Nicola Canestrini emphasized that the rule of lawyers is crucial for the rule of law. In Italy the problem was defending borders as there were tens of thousands deaths close to 20.000. He presented a case of Salvini and the role that ECBA took in this respect. Naples Bar association wrote to police asking why they are preventing an asylum seeker to be accompanied with a lawyer. He said that unfortunately lawyers have to write to Governments to adhere to UN Basic principles on the role of lawyers. He concluded that there is no democratic society without the role of lawyers.

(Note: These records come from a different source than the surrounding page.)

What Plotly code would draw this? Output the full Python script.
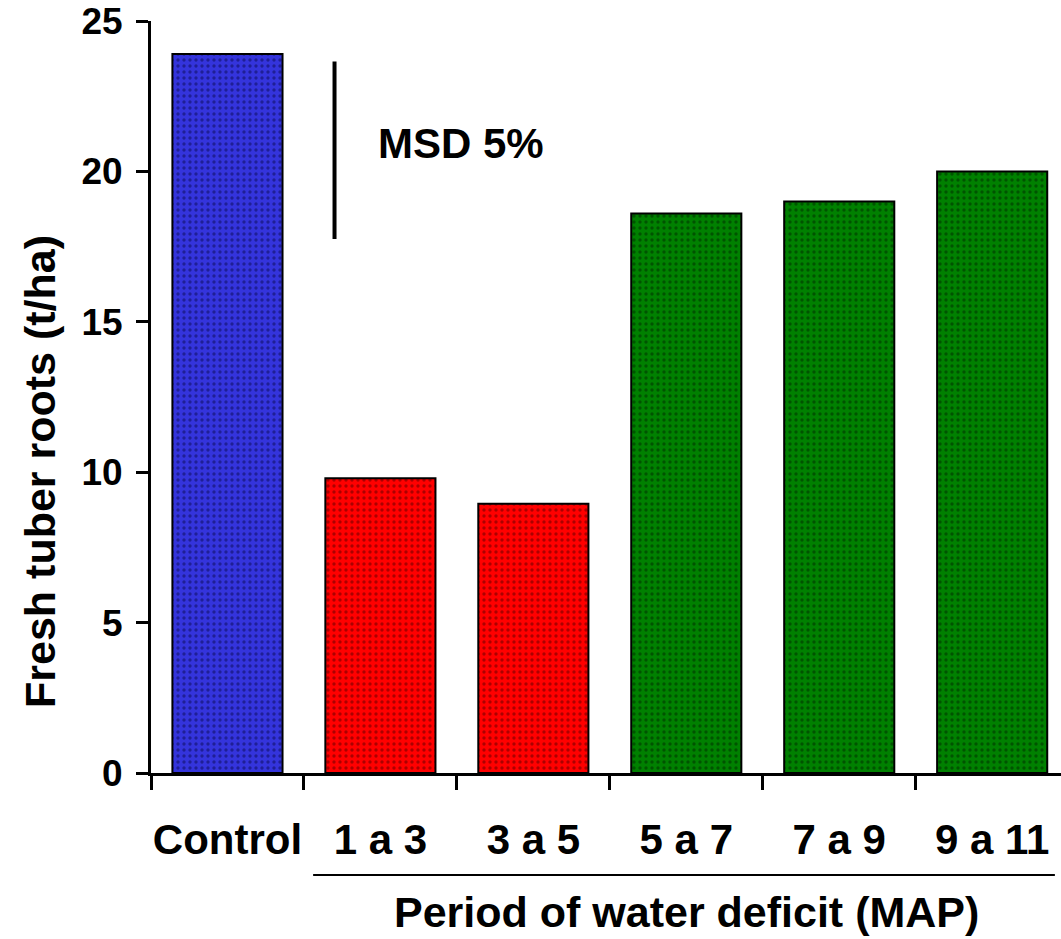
import plotly.graph_objects as go

categories = ["Control", "1 a 3", "3 a 5", "5 a 7", "7 a 9", "9 a 11"]
values = [23.9, 9.8, 8.95, 18.6, 19.0, 20.0]
colors = ["#3434DC", "#FF0000", "#FF0000", "#008000", "#008000", "#008000"]
dot_colors = ["#0A0A50", "#5A0000", "#5A0000", "#002800", "#002800", "#002800"]
y_ticks = [0, 5, 10, 15, 20, 25]
msd_label = "MSD 5%"
msd_base = 17.75
msd_value = 5.9
msd_x = 0.7
x_title = "Period of water deficit (MAP)"
y_title = "Fresh tuber roots (t/ha)"

FONT = "Liberation Sans, Arial, sans-serif"

fig = go.Figure()
for cat, val, col, dcol in zip(categories, values, colors, dot_colors):
    fig.add_trace(go.Bar(
        x=[cat], y=[val],
        width=0.72,
        marker=dict(
            color=col,
            line=dict(color="black", width=2),
            pattern=dict(shape=".", fgcolor=dcol, bgcolor=col,
                         size=6, solidity=0.25, fillmode="overlay"),
        ),
        showlegend=False,
    ))

# MSD bar
fig.add_shape(type="line", xref="x", yref="y",
              x0=msd_x, x1=msd_x, y0=msd_base, y1=msd_base + msd_value,
              line=dict(color="black", width=4))
fig.add_annotation(x=msd_x + 0.27, y=msd_base + msd_value * 0.54, xref="x", yref="y",
                   text="<b>" + msd_label + "</b>", showarrow=False, xanchor="left",
                   font=dict(family=FONT, size=42, color="black"))

# underline for water deficit group
fig.add_shape(type="line", xref="x", yref="paper",
              x0=0.56, x1=5.41, y0=-0.1356, y1=-0.1356,
              line=dict(color="black", width=2))
fig.add_annotation(x=3, y=-0.185, xref="x", yref="paper",
                   text="<b>" + x_title + "</b>", showarrow=False,
                   yanchor="middle",
                   font=dict(family=FONT, size=43, color="black"))
fig.add_annotation(x=-0.122, y=0.4016, xref="paper", yref="paper",
                   text="<b>" + y_title + "</b>", showarrow=False, textangle=-90,
                   xanchor="center", yanchor="middle",
                   font=dict(family=FONT, size=43, color="black"))

fig.update_layout(
    width=1061, height=939,
    margin=dict(l=151, r=0, t=21, b=166, autoexpand=False),
    plot_bgcolor="white", paper_bgcolor="white",
    barmode="overlay",
    font=dict(family=FONT, color="black"),
    xaxis=dict(
        range=[-0.5, 5.45],
        automargin=False,
        showline=True, linecolor="black", linewidth=3,
        ticks="outside", ticklen=14, tickwidth=3, tickcolor="black",
        tickson="boundaries",
        tickangle=0,
        categoryorder="array", categoryarray=categories,
        tickvals=categories,
        ticktext=["<b>" + c + "</b>" for c in categories],
        tickfont=dict(family=FONT, size=42, color="black"),
        ticklabelstandoff=28,
        showgrid=False, zeroline=False, fixedrange=True,
    ),
    yaxis=dict(
        range=[0, 25],
        automargin=False,
        showline=True, linecolor="black", linewidth=3,
        ticks="outside", ticklen=12, tickwidth=3, tickcolor="black",
        tickvals=y_ticks,
        ticktext=["<b>%d</b>" % v for v in y_ticks],
        tickfont=dict(family=FONT, size=37, color="black"),
        ticklabelstandoff=6,
        showgrid=False, zeroline=False, fixedrange=True,
    ),
)

fig.write_html("out.html")
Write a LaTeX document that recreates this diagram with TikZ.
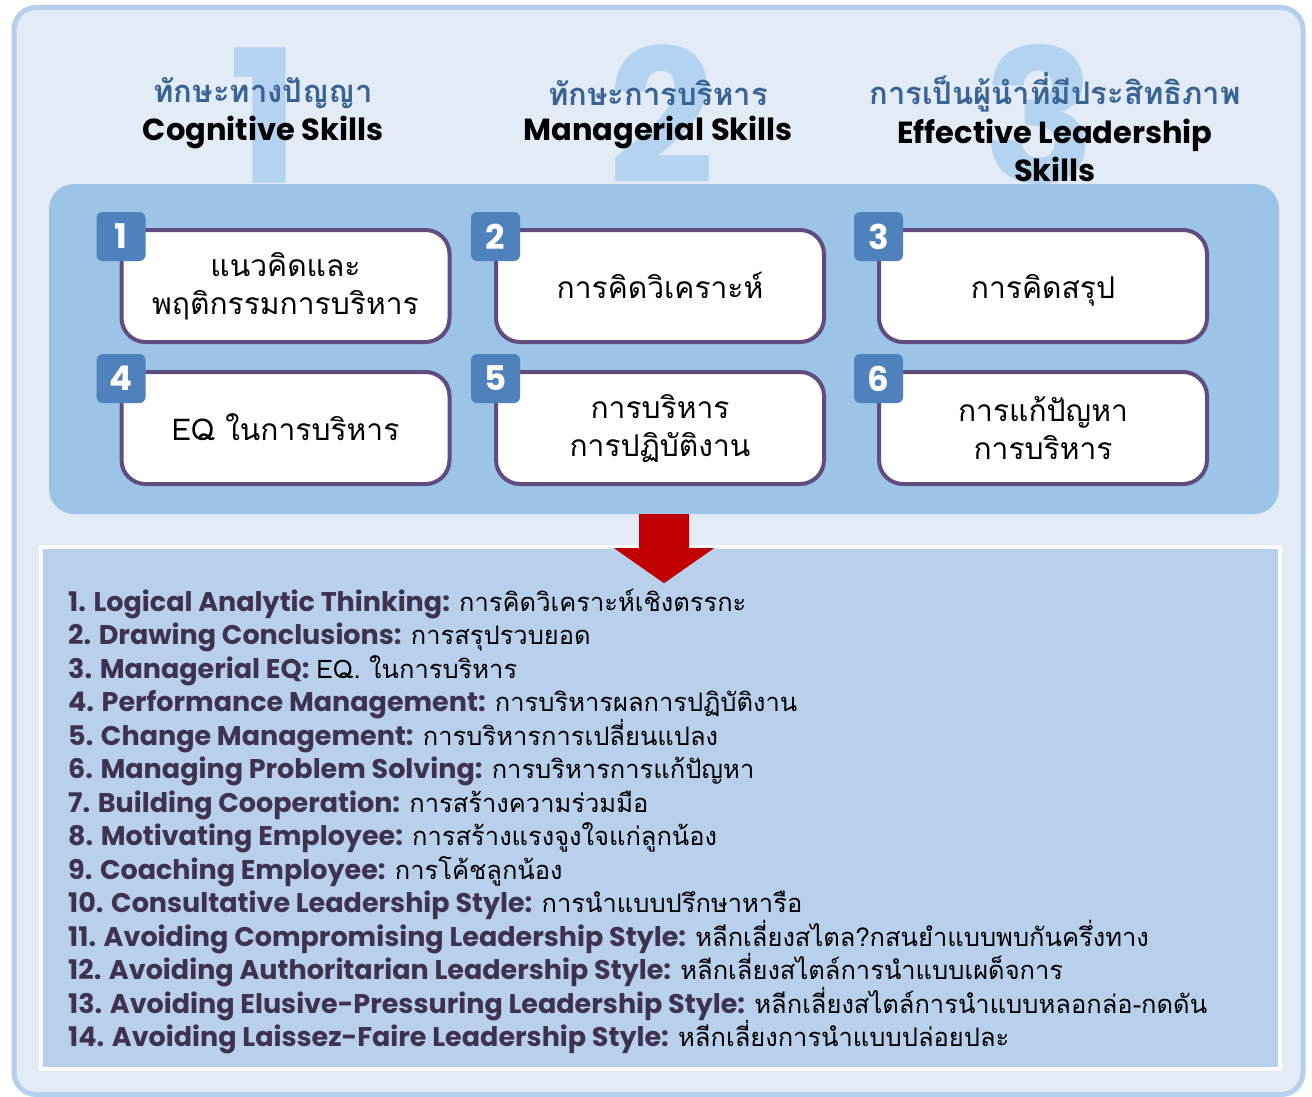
\documentclass[tikz,border=0pt]{standalone}
\usepackage{fontspec}
\setmainfont{Poppins}
\newfontfamily\thaifont[Script=Thai]{Loma}
\newfontfamily\popfont{Poppins}
\usetikzlibrary{calc}
\definecolor{bgfill}{HTML}{E3EBF7}
\definecolor{bgborder}{HTML}{B6CFEC}
\definecolor{panelc}{HTML}{9CC4E6}
\definecolor{bigdig}{HTML}{B3D3F0}
\definecolor{badgec}{HTML}{4F81BD}
\definecolor{boxborder}{HTML}{604C7E}
\definecolor{headblue}{HTML}{3A6496}
\definecolor{arrowred}{HTML}{C00000}
\definecolor{listfill}{HTML}{B8D0EC}
\definecolor{latcol}{HTML}{3E3152}
\tikzset{
  outerbox/.style={draw=bgborder, line width=5pt, fill=bgfill, rounded corners=22pt, inner sep=0pt},
  bigdigit/.style={anchor=base, inner sep=0pt, text=bigdig, font=\popfont\bfseries\fontsize{186}{186}\selectfont},
  headth/.style={inner sep=0pt, text=headblue, font=\thaifont\bfseries\fontsize{31}{36}\selectfont},
  headen/.style={inner sep=0pt, text=black, align=center, font=\popfont\bfseries\fontsize{30.5}{38}\selectfont},
  panelbox/.style={fill=panelc, rounded corners=25pt, inner sep=0pt, minimum width=1230pt, minimum height=330pt},
  skillbox/.style={draw=boxborder, line width=4pt, fill=white, rounded corners=24pt, minimum width=328pt, minimum height=112pt, inner sep=0pt, align=center, font=\thaifont\fontsize{30}{38}\selectfont},
  oneline/.style={text height=24pt, text depth=0pt},
  badge/.style={fill=badgec, rounded corners=6pt, minimum size=49pt, inner sep=0pt, text=white, font=\popfont\bfseries\fontsize{34}{34}\selectfont},
  listbox/.style={draw=white, line width=4.5pt, fill=listfill, minimum width=1239pt, minimum height=522pt, inner sep=0pt},
  listitem/.style={anchor=base west, inner sep=0pt, font=\popfont\fontsize{26}{30}\selectfont},
}
\newcommand\latpart[1]{{\popfont\bfseries\fontsize{27}{30}\selectfont\color{latcol}#1}}
\newcommand\thpart[1]{{\thaifont\fontsize{25.5}{30}\selectfont #1}}
\begin{document}
\begin{tikzpicture}[x=1pt,y=-1pt]
\useasboundingbox (0,0) rectangle (1312,1097);
\node[outerbox, minimum width=1289pt, minimum height=1087pt] (outer) at (658.5,551) {};
% big background digits
\node[bigdigit] (d1) at (264,183) {1};
\node[bigdigit] (d2) at (662,183) {2};
\node[bigdigit] (d3) at (1040,183) {3};
% panel
\node[panelbox] (panel) at (664,349) {};
% headings
\node[headth] (h1t) at (263,93) {ทักษะทางปัญญา};
\node[headen] (h1e) at (263,132) {Cognitive Skills};
\node[headth] (h2t) at (658,93) {ทักษะการบริหาร};
\node[headen] (h2e) at (658,132) {Managerial Skills};
\node[headth] (h3t) at (1055,92) {การเป็นผู้นำที่มีประสิทธิภาพ};
\node[headen] (h3e) at (1055,150) {Effective Leadership\\Skills};
% skill boxes
\node[skillbox] (b1) at (285.5,286) {แนวคิดและ\\พฤติกรรมการบริหาร};
\node[skillbox, oneline] (b2) at (660,286) {การคิดวิเคราะห์};
\node[skillbox, oneline] (b3) at (1043,286) {การคิดสรุป};
\node[skillbox, oneline] (b4) at (285.5,428) {EQ ในการบริหาร};
\node[skillbox] (b5) at (660,428) {การบริหาร\\การปฏิบัติงาน};
\node[skillbox] (b6) at (1043,428) {การแก้ปัญหา\\การบริหาร};
\foreach \i in {1,...,6} {
  \node[badge] (n\i) at ($(b\i.north west)+(1.5,8.5)$) {\i};
}
% list box
\node[listbox] (list) at (660.5,808) {};
% arrow
\fill[arrowred] ($(panel.south)+(-25,0)$) -- ($(panel.south)+(25,0)$) -- ($(panel.south)+(25,34)$)
  -- ($(panel.south)+(50,34)$) -- ($(panel.south)+(0,69)$) -- ($(panel.south)+(-50,34)$)
  -- ($(panel.south)+(-25,34)$) -- cycle;
% list items
\node[listitem] (l1) at (68,611) {\latpart{1. Logical Analytic Thinking:} \thpart{การคิดวิเคราะห์เชิงตรรกะ}};
\node[listitem] (l2) at (68,644.5) {\latpart{2. Drawing Conclusions:} \thpart{การสรุปรวบยอด}};
\node[listitem] (l3) at (68,678) {\latpart{3. Managerial EQ:} \thpart{EQ. ในการบริหาร}};
\node[listitem] (l4) at (68,711.5) {\latpart{4. Performance Management:} \thpart{การบริหารผลการปฏิบัติงาน}};
\node[listitem] (l5) at (68,745) {\latpart{5. Change Management:} \thpart{การบริหารการเปลี่ยนแปลง}};
\node[listitem] (l6) at (68,778.5) {\latpart{6. Managing Problem Solving:} \thpart{การบริหารการแก้ปัญหา}};
\node[listitem] (l7) at (68,812) {\latpart{7. Building Cooperation:} \thpart{การสร้างความร่วมมือ}};
\node[listitem] (l8) at (68,845.5) {\latpart{8. Motivating Employee:} \thpart{การสร้างแรงจูงใจแก่ลูกน้อง}};
\node[listitem] (l9) at (68,879) {\latpart{9. Coaching Employee:} \thpart{การโค้ชลูกน้อง}};
\node[listitem] (l10) at (68,912.5) {\latpart{10. Consultative Leadership Style:} \thpart{การนำแบบปรึกษาหารือ}};
\node[listitem] (l11) at (68,946) {\latpart{11. Avoiding Compromising Leadership Style:} \thpart{หลีกเลี่ยงสไตล?กสนยำแบบพบกันครึ่งทาง}};
\node[listitem] (l12) at (68,979.5) {\latpart{12. Avoiding Authoritarian Leadership Style:} \thpart{หลีกเลี่ยงสไตล์การนำแบบเผด็จการ}};
\node[listitem] (l13) at (68,1013) {\latpart{13. Avoiding Elusive-Pressuring Leadership Style:} \thpart{หลีกเลี่ยงสไตล์การนำแบบหลอกล่อ-กดดัน}};
\node[listitem] (l14) at (68,1046.5) {\latpart{14. Avoiding Laissez-Faire Leadership Style:} \thpart{หลีกเลี่ยงการนำแบบปล่อยปละ}};
\end{tikzpicture}
\end{document}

Vassills Kerasiotis explained the situation in Greek island Lezvos when defending refugees. Cases are prosecuted as felonies instead of demeanors, because pretrial detention is used for felonies. Some cases are even prosecuted as riots but eventually dismissed by the court. People were detained for stealing a sheep to justify a pretrial detention. He also gave other examples. He concluded that there is a positive outcome however in some cases as the court has overturned some decisions.

Alexis Anagnostakis concluded that it is a clear inappropriate criminalization of asylum seekers.

The panel concluded with a massive discussion from the audience.

The last panel was about Brexit, E-evidence, CCBE’s work of the Criminal Law Committee, ECBA’s Anti-Corruption working group and the Belfast conference. The participants Stefanie Schott, Vincent Asselineau, James MacGuill and Vladimir Hrle all gave short but effective presentations on the topics followed by a discussion.

The conference ended with a General Assembly and the short presentation of Neil Swift on the ECBA’s Constitution amendments. The amendments were accepted by the delegates leading into the end of the official part of the Conference in Athens.